A while back, I was eager to share my experiences by using N8N with others in the community. However, the task of creating documentation and tutorials, as well as removing personal notes and credentials, always caused me to delay. This was especially true when my workflows involved more than 30 nodes.
But now, I’m excited to learn about the new dedicated dashboard for the N8N community at creators.n8n.io. Thanks to the N8N team, users worldwide can now share their use cases as workflow templates. I’ve registered and checked out the notion docs about the program. The dashboard is really user-friendly and has motivated me to start sharing my templates as soon as possible.
However, I have some negative feedback about N8N recent direction as an open-source project.

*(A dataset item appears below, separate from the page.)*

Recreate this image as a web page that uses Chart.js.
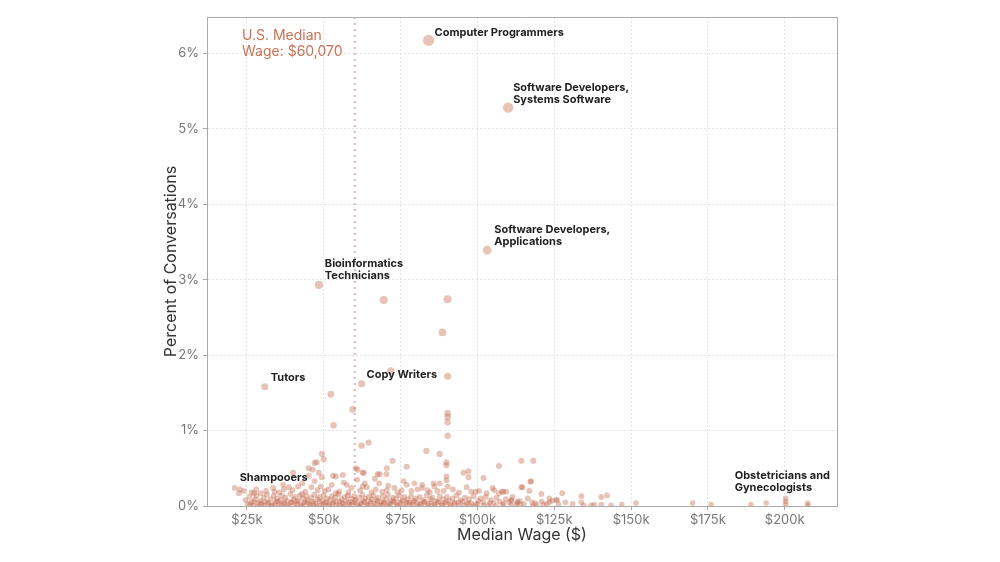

It seems that the core features are being locked behind a paywall, which requires OP users to invest Money, Time and effort into building N8N on server with paying for selfhosted. even supporters (Creators) building cases that can attract users away from competitors who have significant marketing budgets into N8N and share their templates when they don’t have access to the essential “Core” Features for debugging their templates.
I’ve also read some feedback and conversations from the N8N team and members, and while I understand that nothing is truly free and that everyone deserves compensation for their time and work, I believe it’s unfair to expect “OP model users/early adopters” to shoulder the responsibility of marketing and sales team. Finding solutions to sustain the project should be the job of the marketing/sales team not by just locking features to self hosted model. Personally, I think it’s wrong to force open-source users to become paying enterprise monthly subscribers just to use the software and cover server costs. Many people, like myself, use N8N as individual users or small businesses and struggle to find budget-friendly solutions to support their operations. It’s unfair to blame them for not generating enough sales when they are not enterprise companies.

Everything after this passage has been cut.